Sonya attributes her ‘blessing’ to her steadfast commitment to the highest possible standards, an unyielding effort to ensuring that she produces and delivers the best in both taste and creativity. “I want to ensure that all my customers are satisfied with their orders, so I try my best to produce cakes that are delicious and creative” she says.

Last year, Gifted Hands expanded its customer base. That pleases Sonya. She believes that she has proven something to herself. Perhaps more significantly Gifted Hands have sprouted wings, extending itself beyond Den Amstel, into Hague, Stewartville and Leonora on the West Coast of Demerara, Mocha, Grove and Diamond on the East Bank Demerara and in a more limited way, into Georgetown. It appears that news of good cakes and pastries travels fast.

Small businesses like My Gifted Hands inevitably face challenges. One of those has to do with the risks involved in verbal contracts not being honoured.  There have been occasions, Sonya says, when, having gone to the cost and trouble of ‘baking up a storm’ in response to a particular order, the ‘customer’ simply never showed up. Those experiences pushed her in the direction of requiring a 50% non-refundable ‘up front’ payment. At least that way you do not have to bear the full brunt of the ‘no show.’

Orders are done, by and large, via WhatsApp or Facebook messenger. This is, after all, the communication technology age. The technology makes for clarity and for efficient record-keeping. The system also makes for avoiding misunderstandings and controversies that might otherwise arise.

As yet there is no delivery service. That, hopefully, will come later.

Sonya values the support of her husband, Welton, a joiner and two sons. They ‘double up’ as tasters and critics, usually the first to say if she might have ‘come up short.’

The demands are growing…not just in terms of an expanding market but a more demanding one as well. Increasingly, customers are requiring the infusion of higher levels of creativity into their cakes and pastries. She therefore needs to keep up with what is ‘trending’ in the world of cakes and pastries and acquiring the various pieces of equipment that are required to enable her to ‘stay in the game.’

Sonya has also tried her hands at other pursuits. Gifted Hands was created in 2018 after the closure of her ten-year-old graphic design enterprise, SMB Publishing. The Vreed-en-Hoop business had to be wound up in order that Sonya might pay more attention to caring for her ailing mother.

Nor has her life, up until now, been anything less than interesting. The former Dolphin Government School student went straightaway into the Carnegie School of Home Economics to pursue a course in Household Management. That accounted for some of her earliest exposure to baking and cooking. Afterwards, her life assumed an upward trajectory. An aunt who resides in the United Kingdom invited her there. Her six-year stay yielded a Bachelor’s Degree in Information Technology from the New Hemp College of Further Education in East London. Upon, her return to Guyana she worked in the private sector as a graphic artist before getting into business on her own. In 2009 she established SMB Publishing, offering services in areas such as the decorative design of Invitations, Programmes and Calling Cards. The company also offered typing and photo copying services.

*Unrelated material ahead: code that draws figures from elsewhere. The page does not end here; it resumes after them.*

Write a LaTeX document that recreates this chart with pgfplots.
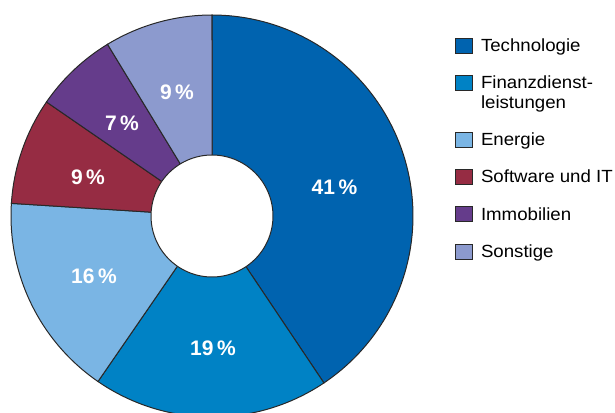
\documentclass[border=0pt]{standalone}
\usepackage{pgfplots}
\pgfplotsset{compat=1.18}
\usepackage{fontspec}
\setmainfont{Liberation Sans}
\newfontfamily\legfont{Liberation Sans}[FakeStretch=1.06]
\definecolor{tech}{RGB}{0,99,175}
\definecolor{fin}{RGB}{0,130,197}
\definecolor{ener}{RGB}{122,181,228}
\definecolor{soft}{RGB}{150,44,67}
\definecolor{immo}{RGB}{101,60,139}
\definecolor{sonst}{RGB}{140,154,206}
\definecolor{edge}{RGB}{40,40,40}
\begin{document}
\begin{tikzpicture}
\path[use as bounding box] (0,0) rectangle (307.5pt,206pt);
\begin{axis}[
  hide axis, x=0.5pt, y=0.5pt,
  xmin=-212, xmax=403, ymin=-196, ymax=216,
  at={(0,0)}, anchor=south west,
  legend style={at={(axis cs:243,183)}, anchor=north west, draw=none, fill=none,
    font=\legfont\fontsize{8.8}{9.6}\selectfont, row sep=5.6pt, column sep=0pt, inner sep=0pt,
    nodes={inner sep=2pt, text height=7pt, text depth=2pt},
    cells={anchor=base west}},
  legend image code/.code={%
    \draw[#1, line width=0.4pt] (0pt,-0.8pt) rectangle (8.5pt,6.7pt);
    \path[draw=none, fill=none] (0pt,0pt) -- (10.6pt,0pt);},
  every axis plot/.append style={draw=edge, line width=0.5pt, samples=90, variable=\t},
]
% cumulative shares (percent): 0, 40.6, 59.6, 76.0, 84.6, 91.3, 100
\addplot[fill=tech, domain=0:40.6*3.6] ({201*sin(t)},{201*cos(t)}) -- (axis cs:0,0) -- cycle;
\addlegendentry{Technologie}
\addplot[fill=fin, domain=40.6*3.6:59.6*3.6] ({201*sin(t)},{201*cos(t)}) -- (axis cs:0,0) -- cycle;
\addlegendentry[text depth=12pt]{\rlap{\raisebox{-10pt}{leistungen}}Finanzdienst-}
\addplot[fill=ener, domain=59.6*3.6:76.0*3.6] ({201*sin(t)},{201*cos(t)}) -- (axis cs:0,0) -- cycle;
\addlegendentry{Energie}
\addplot[fill=soft, domain=76.0*3.6:84.6*3.6] ({201*sin(t)},{201*cos(t)}) -- (axis cs:0,0) -- cycle;
\addlegendentry{Software und IT}
\addplot[fill=immo, domain=84.6*3.6:91.3*3.6] ({201*sin(t)},{201*cos(t)}) -- (axis cs:0,0) -- cycle;
\addlegendentry{Immobilien}
\addplot[fill=sonst, domain=91.3*3.6:100*3.6] ({201*sin(t)},{201*cos(t)}) -- (axis cs:0,0) -- cycle;
\addlegendentry{Sonstige}
\addplot[fill=white, domain=0:360, samples=120, forget plot] ({61*sin(t)},{61*cos(t)}) -- cycle;
\tikzset{pl/.style={text=white, inner sep=0pt, font=\fontsize{10.5}{12}\bfseries\selectfont}}
\node[pl] at (axis cs:122.5,29) {41\,\%};
\node[pl] at (axis cs:1,-132) {19\,\%};
\node[pl] at (axis cs:-118,-60) {16\,\%};
\node[pl] at (axis cs:-124,39) {9\,\%};
\node[pl] at (axis cs:-90,93) {7\,\%};
\node[pl] at (axis cs:-35,124) {9\,\%};
\end{axis}
\end{tikzpicture}
\end{document}
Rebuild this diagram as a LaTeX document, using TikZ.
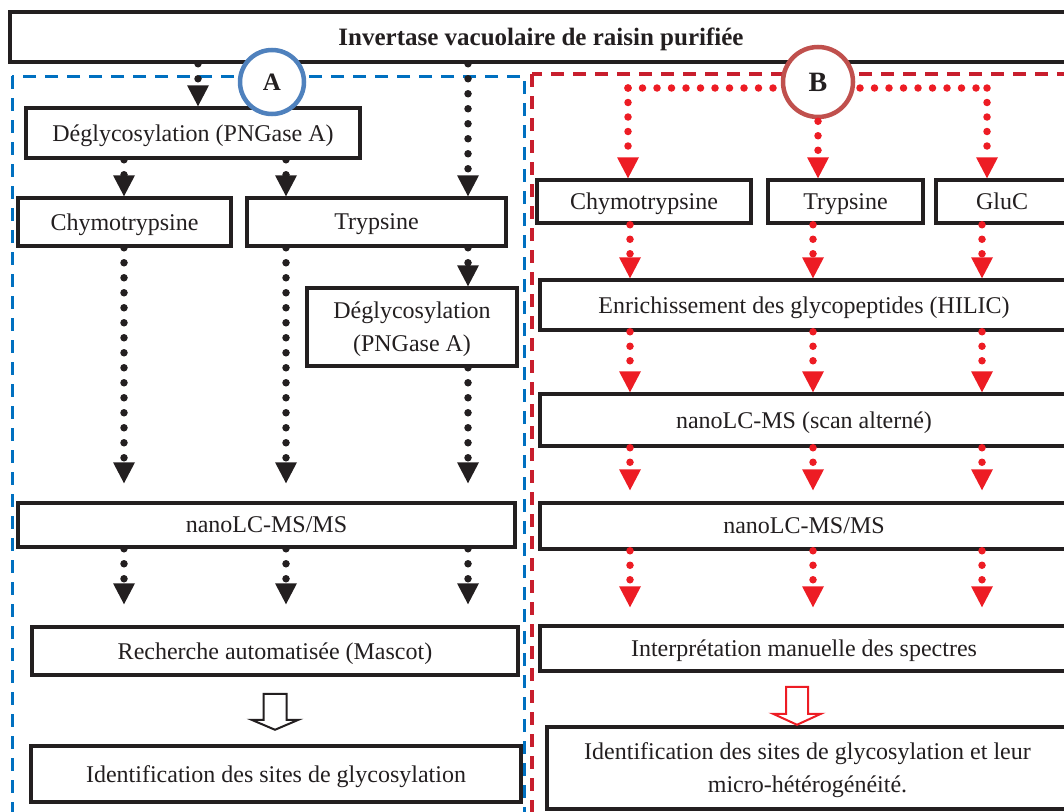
\documentclass[tikz,border=0pt]{standalone}
\usepackage{fontspec}
\setmainfont{Liberation Serif}
\usetikzlibrary{
	arrows.meta,
	calc
}

\definecolor{noir}{RGB}{35,31,32}
\definecolor{bleuA}{RGB}{0,112,192}
\definecolor{rougeB}{RGB}{200,30,45}
\definecolor{cercleA}{RGB}{79,129,189}
\definecolor{cercleB}{RGB}{192,80,77}
\definecolor{rougeF}{RGB}{237,28,36}

\begin{document}
\begin{tikzpicture}[
	x=1pt, y=-1pt,
	etape/.style={
		rectangle,
		draw=noir,
		line width=3.5pt,
		fill=white,
		text=noir,
		align=center,
		inner sep=0pt,
		text depth=0pt,
		font=\fontsize{24}{33}\selectfont
	},
	entete/.style={etape, font=\bfseries\fontsize{25}{30}\selectfont},
	cercle/.style={circle, fill=white, line width=4.5pt, text=noir, inner sep=0pt},
	cadre/.style={line width=3pt, dash pattern=on 13pt off 9pt},
	ligneA/.style={draw=noir, line width=7.5pt, line cap=round, dash pattern=on 0pt off 15pt},
	pointA/.style={ligneA, -{Triangle[width=22pt, length=21pt, line width=0pt]}},
	ligneB/.style={draw=rougeF, line width=7.5pt, line cap=round, dash pattern=on 0pt off 14.5pt},
	pointB/.style={ligneB, -{Triangle[width=22pt, length=21pt, line width=0pt]}},
	creux/.style={line width=2pt, fill=white, line join=miter}
]

\useasboundingbox (0,0) rectangle (1064,811);
\clip (0,0) rectangle (1064,811);

% Cadres des deux voies
\draw[cadre, draw=bleuA] (12,76) rectangle (524,830);
\draw[cadre, draw=rougeB, line width=3.5pt] (532,74) rectangle (1090,830);

\node[entete, minimum width=1062pt, minimum height=50pt] (haut) at (541,37) {Invertase vacuolaire de raisin purifiée};

% Voie A
\node[etape, minimum width=334pt, minimum height=50pt] (deglyA) at (193,133) {Déglycosylation (PNGase A)};
\node[etape, minimum width=213pt, minimum height=48pt] (chymoA) at (124.5,222) {Chymotrypsine};
\node[etape, minimum width=259pt, minimum height=48pt] (trypA) at (376.5,222) {Trypsine};
\node[etape, minimum width=210pt, minimum height=78pt] (deglyT) at (412,327) {Déglycosylation\\(PNGase A)};
\node[etape, minimum width=497pt, minimum height=44pt] (msA) at (266.5,525) {nanoLC-MS/MS};
\node[etape, minimum width=486pt, minimum height=48pt] (mascot) at (275,651) {Recherche automatisée (Mascot)};
\node[etape, minimum width=490pt, minimum height=56pt] (idA) at (276,774) {Identification des sites de glycosylation};

\coordinate (a0) at (198,0);
\coordinate (a1) at (124,0);
\coordinate (a2) at (286,0);
\coordinate (a3) at (468,0);

\draw[pointA] (haut.south -| a0) -- (deglyA.north -| a0);
\draw[pointA] (haut.south -| a3) -- (trypA.north -| a3);
\draw[pointA] (deglyA.south -| a1) -- (chymoA.north -| a1);
\draw[pointA] (deglyA.south -| a2) -- (trypA.north -| a2);
\draw[pointA] (trypA.south -| a3) -- (deglyT.north -| a3);
\draw[pointA, shorten >=18pt] (chymoA.south -| a1) -- (msA.north -| a1);
\draw[pointA, shorten >=18pt] (trypA.south -| a2) -- (msA.north -| a2);
\draw[pointA, shorten >=18pt] (deglyT.south -| a3) -- (msA.north -| a3);
\foreach \c in {a1,a2,a3}
	\draw[pointA, shorten >=21pt] (msA.south -| \c) -- (mascot.north -| \c);

\draw[creux, draw=noir] ($(mascot.south)+(-11.5,17)$) -- ++(0,26) -- ++(-12,0) -- ++(23.5,10) -- ++(23.5,-10) -- ++(-12,0) -- ++(0,-26) -- cycle;

% Voie B
\node[etape, minimum width=214pt, minimum height=43pt] (chymoB) at (644,201.5) {Chymotrypsine};
\node[etape, minimum width=155pt, minimum height=43pt] (trypB) at (845.5,201.5) {Trypsine};
\node[etape, minimum width=132pt, minimum height=43pt] (glucB) at (1002,201.5) {GluC};
\node[etape, minimum width=528pt, minimum height=50pt] (enrich) at (804,305) {Enrichissement des glycopeptides (HILIC)};
\node[etape, minimum width=528pt, minimum height=52pt] (scan) at (804,420) {nanoLC-MS (scan alterné)};
\node[etape, minimum width=528pt, minimum height=46pt] (msB) at (804,526) {nanoLC-MS/MS};
\node[etape, minimum width=528pt, minimum height=45pt] (interp) at (804,648.5) {Interprétation manuelle des spectres};
\node[etape, minimum width=521pt, minimum height=82pt] (idB) at (807.5,768) {Identification des sites de glycosylation et leur\\micro-hétérogénéité.};

\coordinate (bg) at (628,88);
\coordinate (bd) at (987,88);
\coordinate (b1) at (630,0);
\coordinate (b2) at (813,0);
\coordinate (b3) at (982,0);

\draw[ligneB] (bg) -- (bd);
\draw[pointB] (bg) -- (chymoB.north -| bg);
\draw[pointB] (bd) -- (glucB.north -| bd);

\draw[pointB] (chymoB.south -| b1) -- (enrich.north -| b1);
\draw[pointB] (trypB.south -| b2) -- (enrich.north -| b2);
\draw[pointB] (glucB.south -| b3) -- (enrich.north -| b3);
\foreach \c in {b1,b2,b3} {
	\draw[pointB] (enrich.south -| \c) -- (scan.north -| \c);
	\draw[pointB, shorten >=11pt] (scan.south -| \c) -- (msB.north -| \c);
	\draw[pointB, shorten >=17pt] (msB.south -| \c) -- (interp.north -| \c);
}

\draw[creux, draw=rougeF] ($(interp.south)+(-18,14)$) -- ++(0,27) -- ++(-13,0) -- ++(24,11) -- ++(24,-11) -- ++(-13,0) -- ++(0,-27) -- cycle;

% Cercles
\node[cercle, draw=cercleA, minimum size=64pt, font=\bfseries\fontsize{25}{25}\selectfont] (cercA) at (272,82) {A};
\node[cercle, draw=cercleB, minimum size=70pt, font=\bfseries\fontsize{28}{28}\selectfont] (cercB) at (818,82) {B};

\draw[pointB, shorten <=2pt] (cercB.south) -- (trypB.north -| cercB);
\end{tikzpicture}
\end{document}
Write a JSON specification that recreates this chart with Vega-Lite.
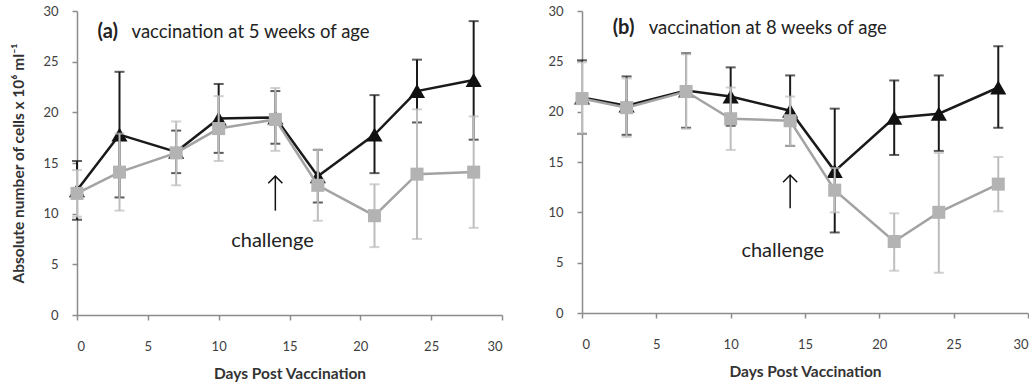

The transition to entrepreneurship she says, was pretty smooth. She is, she says, a quick learner. The journey, however, has not been without its hiccups. A complete absence of repayment challenges in relation to two loans secured from a local commercial bank was not sufficient to secure her a further loan. Her third loan application was denied. Perhaps understandably, she has become somewhat queasy about engaging the banking system.

Prior to returning to her Gifted Hands pursuits Sonya re-entered the Carnegie School of Home Economics to pursue additional courses in cake and pastry-making. She believes that she is all the more comfortable for what, these days, is her additional experience.